Can you give me a "valid reason" why you didn't read the link I gave you? It has all you need to know about a simple pendulum, including how the mass disappears from the derived equation. We do expect people to try, just a little and not be spoon fed with everything.

10. Jun 2, 2017

Dr.D

Is there some reason why math is being avoided here? It seem like a lot of this could be address quite simply with the relevant diagram and associated differential equation of motion.

11. Jun 2, 2017

Jimmy

12. Jun 2, 2017

Kaneki123

the reason you gave brings me to my original question that, mass is excluded because gravitational acceleration is constant(regardless of distance from mean position), but in case of amplitude, the amplitude is excluded because acceleration is directly proportional to distance from mean position???

13. Jun 2, 2017

Staff: Mentor

That is the defining property of a harmonic oscillator: The restoring force and hence the acceleration is directly proportional to the displacement. That condition leads to a differential equation in which the amplitude drops out.

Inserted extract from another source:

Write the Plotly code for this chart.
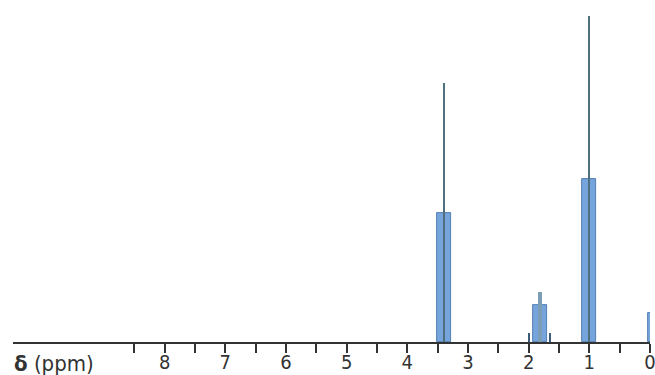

Ir is worth noting that a pendulum is not a perfect harmonic oscillator, but as long as the angle of swing is small enough that $\sin\theta\approx\theta$ and the mass is concentrated in a point at the end of the string it's pretty close.

14. Jun 2, 2017

sophiecentaur

Several hundred years ago it was acknowledged that most aspects of Science - particularly Physics - are described best using mathematics. It is, as far as I can see, futile to try to produce alternative, hand waving explanations when the explanation is perfectly clear to anyone who is prepared to do the Maths. People who are not prepared to involve the Maths must really just accept simpler explanations because they are not in a position to argue against them.